St. Patty’s day


Nathan Baszuro

Mrs. Loeschke’s St. Patrick’s day wreath is the epiphany of the holiday

Green, green, and more green. Maybe even a couple shamrocks… It’s March again, so that means Saint Patrick’s day is right around the corner. On the Sunday, March 17th, some people were sure to wear green so they didn’t be pinched. This is one of many traditions celebrated by people all around the world in honor of Saint Patrick’s Day.

Student Laura Johnson says that her family loves the holiday. Celebrating begins from the moment they wake up. In the morning, they have a tradition of eating eggs and hashbrowns. When dinner comes around, almost all of the food is what one presume to be Irish. They feast on corned beef, stewed cabbage and soda bread. Laura stated, “I love the food and the fact I only get to eat it once a year makes it even better.” Her family also has a couple less traditional events that they partake in every year. One of which involves getting a shamrock shake from McDonalds.

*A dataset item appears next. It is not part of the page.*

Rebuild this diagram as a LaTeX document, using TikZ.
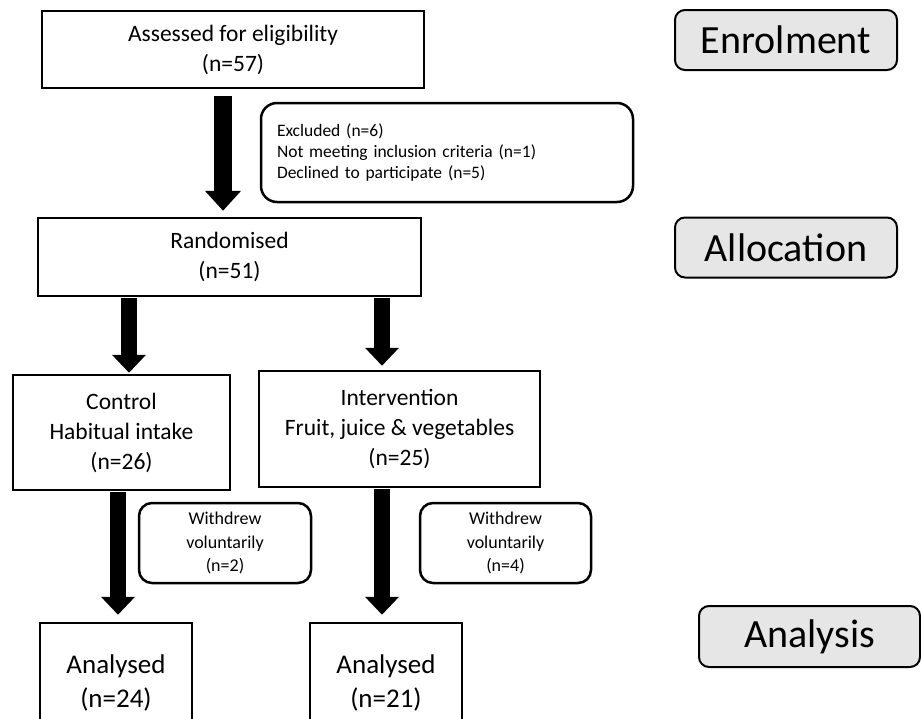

When we have a big show coming up we have to go to Eden Prairie to practice with other teams”

— Ryanna Karstens

For some families, food is a large part of the holiday. For Ryanna Karstens, dance is the central activity. Ryanna is an Irish dancer and so, every Thursday you can find her in Northfield at the Division Street Dance Studio brushing up on her skills. She participates in soft shoe Irish dance, and through the years she has worked her way up to hard shoe Irish dancing. So, when Saint Patrick’s day rolls around she is excited to show off her skills. Her team practices for weeks leading up to the big performance. “When we have a big show coming up we have to go to Eden Prairie to practice with other teams.” says Ryanna. On March 17, at the St. Patrick’s Day Irish Celebration & Day Of Irish Dance, Ryanna and the rest of the members on her team danced on stage in front of crowds of people. Over two days, the festival shows off a variety of different traditional Irish vendors, food, music, and of course dancing. This festival marks yet another way people celebrate Saint Patrick’s Day.

Younger kids love the holiday too. This year, Mrs. Hernke went up north to celebrate Saint Patrick’s day with her family. Aspiring to catch a leprechaun, her grandchildren built a leprechaun trap. The trap was complete with a popsicle stick ladder colored as a rainbow leading into a green plastic leprechaun hat where the trap lay. There were golden coins scattered around the base of the trap in hopes that a leprechaun would collect them and wander into the hat, serving as a trap. Inside of the trap there was a coin hanging from a string. The idea was that a leprechaun would reach for the coin, and when the coin was pulled the leprechaun would be trapped. When Saint Patrick’s day finally came around, the kids were led on a leprechaun hunt by a series of clues. At last the children finished the hunt and when they returned to check on their trap they found that all of the coins were gone. Unfortunately, no leprechauns were caught but, that didn’t make the day any less enjoyable. There was even a parade held in honor of Saint Patrick’s day that the whole family was able to enjoy.

Holidays are special to many different people for many different reasons and though Saint Patrick’s day might not be a central holiday like Christmas or Easter, it is still very enjoyable in a variety of ways for people of all ages.